I have no idea what that would smell like.  Sounds like a sea in the woods near an orange grove!


----------



## honor435 (Jun 27, 2009)

i love brambleberrys kumquat, just got one from peak, we'll see if its as good.  I love lemongrass, tell me how the lemongrass sage is.


----------



## Milla (Jun 27, 2009)

Just got my FOs the other day and they all smell great.  They don't seem pretty strong, but the seller said to use 1 oz ppo and that makes sense.  I'm trying the kumquat on Sunday.  It's just a basic citrus orange smell and that's exactly what I wanted.  

The lemongrass sage just smells like a sweet lemon drop lemon to me.  Not sure if I smell the sage.  I'll see when I soap with it.

I think the icy pineapple and cotton and the sweetgrass are my favorite right now.


----------



## Tabitha (Jun 27, 2009)

lemongrass sage is a very herbaly scent in general, very unisex.


----------



## Milla (Jun 30, 2009)

So far I'm really happy with my FOs.  Sweetgrass, Kumquat, and icy pineapple and cotton all CP'd like a charm.  

I'm waiting on some soap color before I try the rest.  Oh and I'm assuming that my dreamsicle will turn my soap brown so I need to get a stabilizer or something like that before I use that.  I want to do an orange and white swirl.


----------



## LJA (Jun 30, 2009)

Milla said:
			
		

> So far I'm really happy with my FOs.  Sweetgrass, Kumquat, and icy pineapple and cotton all CP'd like a charm.
> 
> I'm waiting on some soap color before I try the rest.  Oh and I'm assuming that my dreamsicle will turn my soap brown so I need to get a stabilizer or something like that before I use that.  I want to do an orange and white swirl.



Bittercreek North has one that works, but don't make the mistake I did.  Whatever amount you use of it, make it part of your total liquid amount.  Mine was a squishy failure.

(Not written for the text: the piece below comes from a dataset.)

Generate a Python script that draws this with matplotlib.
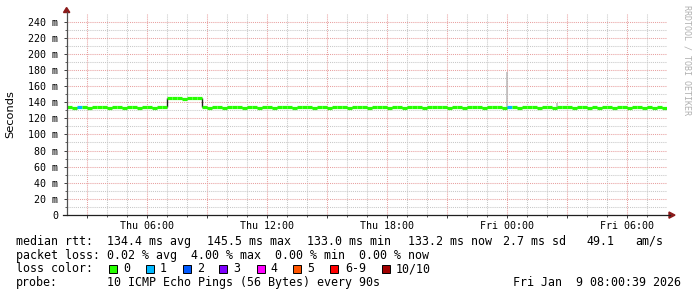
import matplotlib
matplotlib.use("Agg")
import matplotlib.pyplot as plt
import numpy as np
from matplotlib.lines import Line2D
from matplotlib.patches import Polygon, Rectangle
from matplotlib.collections import LineCollection
from matplotlib.ticker import FixedLocator, NullFormatter

W, H = 697, 297

# ---------------- data ----------------
# time axis: hours since Thu 02:00, 30 h window ending Fri 08:00
window_hours = 30
x_tick_hours = [4, 10, 16, 22, 28]
x_tick_labels = ["Thu 06:00", "Thu 12:00", "Thu 18:00", "Fri 00:00", "Fri 06:00"]
x_major_grid_hours = [1, 4, 7, 10, 13, 16, 19, 22, 25, 28]

y_ticks = [0, 20, 40, 60, 80, 100, 120, 140, 160, 180, 200, 220, 240]
y_tick_labels = ["0", "20 m", "40 m", "60 m", "80 m", "100 m", "120 m", "140 m",
                 "160 m", "180 m", "200 m", "220 m", "240 m"]
y_minor = [10, 30, 50, 70, 90, 110, 130, 150, 170, 190, 210, 230]

sample_hours = 0.25
median_ms = [
    133.6, 133.4, 133.7, 133.5, 133.3, 133.6, 133.5, 133.8, 133.4, 133.5,
    133.6, 133.3, 133.5, 133.7, 133.4, 133.6, 133.5, 133.4, 133.6, 133.5,
    145.2, 144.8, 145.0, 144.6, 145.1, 144.9, 144.7,
    133.5, 133.3, 133.6, 133.7, 133.4, 133.5, 133.8, 133.6, 133.3, 133.5,
    133.7, 133.4, 133.6, 133.5, 133.3, 133.6, 133.8, 133.5, 133.4, 133.6,
    133.5, 133.7, 133.3, 133.6, 133.5, 133.4, 133.7, 133.6, 133.5, 133.3,
    133.6, 133.8, 133.5, 133.4, 133.6, 133.5, 133.7, 133.4, 133.6, 133.5,
    133.3, 133.6, 133.5, 133.7, 133.4, 133.5, 133.6, 133.8, 133.5, 133.3,
    133.6, 133.5, 133.4, 133.7, 133.6, 133.5, 133.3, 133.6, 133.5, 133.7,
    133.4, 133.6, 133.5, 133.3, 133.6, 133.5, 133.7, 133.4, 133.6, 133.5,
    133.3, 133.6, 133.5, 133.7, 133.4, 133.5, 133.6, 133.3, 133.5, 133.4,
    133.6, 133.5, 133.3, 133.6, 133.7, 133.4, 133.5, 133.6, 133.3, 133.5,
    133.4, 133.6, 133.2,
]
loss_count = [0] * len(median_ms)
loss_count[2] = 1
loss_count[88] = 1

smoke_hours = [22.0, 24.5]
smoke_low = [134.0, 133.6]
smoke_high = [177.5, 139.5]

loss_labels = ["0", "1", "2", "3", "4", "5", "6-9", "10/10"]
loss_colors = ["#26ff00", "#00b8ff", "#0059ff", "#7e00ff", "#ff00ff",
               "#ff5500", "#ff0000", "#a10000"]

row1 = [("median rtt:", 16), ("134.4 ms avg", 107), ("145.5 ms max", 207.3),
        ("133.0 ms min", 307), ("133.2 ms now", 407.7), ("2.7 ms sd", 503.3),
        ("49.1", 586), ("am/s", 635)]
row2 = [("packet loss:", 16), ("0.02 % avg", 107), ("4.00 % max", 191),
        ("0.00 % min", 275), ("0.00 % now", 359)]
row4 = [("probe:", 16), ("10 ICMP Echo Pings (56 Bytes) every 90s", 107),
        ("Fri Jan  9 08:00:39 2026", 513.3)]
legend_box_x = [108.7, 145.7, 182.7, 219, 256.7, 293.3, 330, 381.7]
legend_label_x = [123, 160, 197, 233, 270.7, 307, 345, 396]

# ---------------- layout ----------------
plt.rcParams["font.family"] = ["DejaVu Sans Mono"]
fig = plt.figure(figsize=(W / 100, H / 100), dpi=100)
fig.patch.set_facecolor("white")

def fx(x):
    return x / W

def fy(y):
    return 1 - y / H

ax_left, ax_right, ax_bottom, ax_top = 66.5, 666.5, 215.0, 13.6
ax = fig.add_axes([fx(ax_left), fy(ax_bottom), (ax_right - ax_left) / W,
                   (ax_bottom - ax_top) / H])
ax.set_xlim(0, window_hours)
ax.set_ylim(0, 250)
ax.set_facecolor("white")
for s in ax.spines.values():
    s.set_visible(False)

ax.xaxis.set_major_locator(FixedLocator(x_major_grid_hours))
ax.set_xticklabels([x_tick_labels[x_tick_hours.index(h)] if h in x_tick_hours else ""
                    for h in x_major_grid_hours])
ax.xaxis.set_minor_locator(FixedLocator([h for h in range(1, window_hours)
                                         if h not in x_major_grid_hours]))
ax.xaxis.set_minor_formatter(NullFormatter())
ax.yaxis.set_major_locator(FixedLocator(y_ticks))
ax.set_yticklabels(y_tick_labels)
ax.yaxis.set_minor_locator(FixedLocator(y_minor))
ax.yaxis.set_minor_formatter(NullFormatter())

ax.tick_params(axis="both", which="major", labelsize=7.2, color="#404040",
               width=0.7, labelcolor="black")
ax.tick_params(axis="x", which="major", length=2.0, pad=2.6)
ax.tick_params(axis="y", which="major", length=2.5, pad=3.7)
ax.tick_params(axis="both", which="minor", length=1.2, width=0.7, color="#606060")

ax.grid(True, which="major", color="#e8a0a0", linestyle=(0, (1, 1)), linewidth=0.75)
ax.grid(True, which="minor", color="#c8c8c8", linestyle=(0, (1, 1)), linewidth=0.75)
ax.set_axisbelow(True)

# smoke spikes
ax.vlines(smoke_hours, smoke_low, smoke_high, color="#b8b8b8", linewidth=1.1, zorder=2)

# median line: step segments coloured by loss
t = np.arange(len(median_ms)) * sample_hours
segs = [[(t[i], median_ms[i]), (t[i] + sample_hours, median_ms[i])] for i in range(len(median_ms))]
cols = [loss_colors[loss_count[i] if loss_count[i] < 6 else (7 if loss_count[i] >= 10 else 6)]
        for i in range(len(median_ms))]
vx = t[1:]
ax.vlines(vx, median_ms[:-1], median_ms[1:], color="#202020", linewidth=1.0, zorder=3)
ax.add_collection(LineCollection(segs, colors=cols, linewidths=2.3, capstyle="butt", zorder=4))

# axis lines with arrows
fig.add_artist(Line2D([fx(66.5), fx(66.5)], [fy(215), fy(12)], color="#505050", linewidth=0.9))
fig.add_artist(Line2D([fx(63), fx(670)], [fy(215), fy(215)], color="#202020", linewidth=0.9))
fig.add_artist(Polygon([(fx(63.5), fy(12.5)), (fx(69.8), fy(12.5)), (fx(66.6), fy(7.5))],
                       closed=True, transform=fig.transFigure, color="#8b1a1a"))
fig.add_artist(Polygon([(fx(669), fy(212)), (fx(669), fy(218.2)), (fx(675), fy(215.1))],
                       closed=True, transform=fig.transFigure, color="#8b1a1a"))

# labels
fig.text(fx(10.5), fy(114), "Seconds", rotation=90, ha="center", va="center",
         fontsize=8.2, family="DejaVu Sans")
fig.text(fx(687.5), fy(60), "RRDTOOL / TOBI OETIKER", rotation=270, ha="center",
         va="center", fontsize=6.0, color="#b0b0b0")

fs = 8.37
for txt, x in row1:
    fig.text(fx(x), fy(245), txt, fontsize=fs, va="baseline")
for txt, x in row2:
    fig.text(fx(x), fy(258.7), txt, fontsize=fs, va="baseline")
fig.text(fx(16), fy(272.3), "loss color:", fontsize=fs, va="baseline")
for bx, lx, lab, c in zip(legend_box_x, legend_label_x, loss_labels, loss_colors):
    fig.add_artist(Rectangle((fx(bx), fy(273)), 8 / W, 8 / H, transform=fig.transFigure,
                             facecolor=c, edgecolor="black", linewidth=0.7))
    fig.text(fx(lx), fy(272.3), lab, fontsize=fs, va="baseline")
for txt, x in row4:
    fig.text(fx(x), fy(286), txt, fontsize=fs, va="baseline")

fig.savefig("out.png", dpi=100, facecolor="white")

Good luck!


----------



## Milla (Jun 30, 2009)

LJA said:
			
		

> Milla said:
> 
> 
> 
> ...



Thank you so much for the tip!!


----------



## artisan soaps (Jul 1, 2009)

..


----------



## Milla (Jul 2, 2009)

Used Fresh and Clean today and not my favorite!  Mine kind of reminds me of a toilet bowl fragrance and I don't know where it's from.  

I had a feeling I wouldn't like it so I used my lard recipe that I've used before.  Added the FO and within 30 seconds it was solidifying.  Mixed some blue in half of it to try my new Kolourscope blue.  Glopped that and the base into my mold and put it in the oven.  It will be a failure since there were chunks in there.  

I hate the scent so much that it will go in the garbage.  Luckily I can at least test my blue color.  So far so good.

ETA:  I guess it turned out.  Kind of like clouds.


----------